According to the budget, Rs 971 billion will be allocated for debt-servicing, Rs 545 on defence, Rs 873 on PSDP, etc. However, it is important to mention that debt-servicing and subsidies have already damaged the country’s economic growth. Besides this, the government promised to cut power subsidy to Rs 208 billion, which is 59 percent less than what it spent in FY 2011-12. Additionally, it granted only Rs 135 billion to Wapda as compared to last year’s budget, when it gave Rs 419 billion. Whereas, the national kitty would bear another Rs 50 billion of the KESC, which was granted Rs 45 billion in FY 2011-12. Nobody has an answer to the question why a privatised KESC would be allocated such a big amount? Government officials, however, have admitted that reduction in subsidies is unrealistic. The official figures of the last fiscal year confirm that the government had allocated Rs 166.5 billion for the power sector, but ended up giving subsidies worth Rs 512.3 billion. Also, Dr Sheikh in his recent speech accepted that the government had granted Rs 1.25 trillion in the power sector in the last four years. Despite this, the government has never held anybody responsible for huge losses to the national exchequer? Perhaps, this is why people have lost confidence in their rulers.
In such an alarming situation, how could a country with sluggish economic growth, burdened with both internal and external debts, with minimal Foreign Direct Investments (FDIs), along with the worst energy crisis, keep on pumping hundreds of billions of rupees to the corrupt and inefficient state institutions?

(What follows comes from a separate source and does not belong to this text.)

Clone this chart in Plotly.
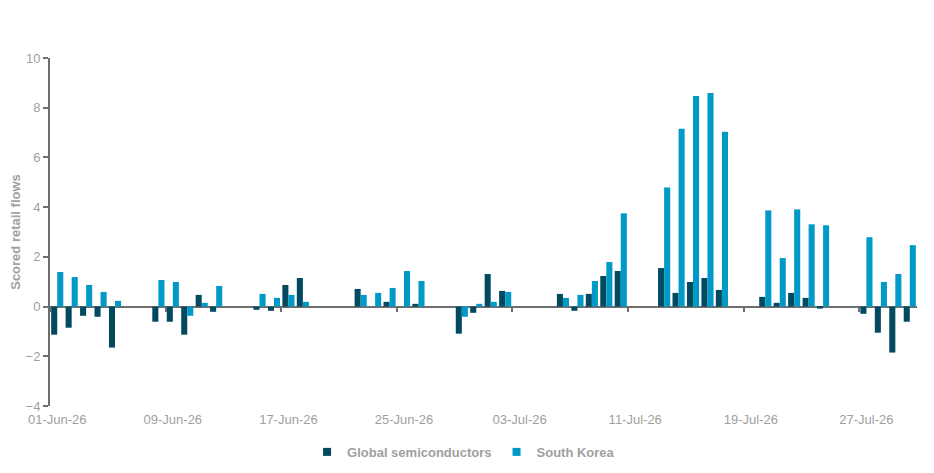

The country does not have any price control mechanism, which is why people keep on facing mini-budgets throughout the year. The time when Dr Sheikh was announcing the budget, thousands of citizens were protesting in the streets against energy loadshedding. Under the given circumstances, people were expecting the government to announce specific measures to address the issue; however, like many other sectors it seems that this also missed the government’s priority list.
Today, electricity demand is around 17,500MW, while generation is between 11,000MW and 12,000MW. The gap between demand and supply will increase in the coming months. However, the main reason for electricity loadshedding is the non-payment of dues to the oil companies. The circular debt has crossed the figure of Rs400 billion, so the government should have allocated a substantial amount for it.
The only positive side of the budget was the allocation of Rs70 billion for the Benazir Income Support (BISP) programme, which may help reduce poverty and establish new utility stores to facilitate the low-income groups. The economic challenge is really very daunting; the measures initiated in the budget are inadequate!

n    The writers is broadcast journalist.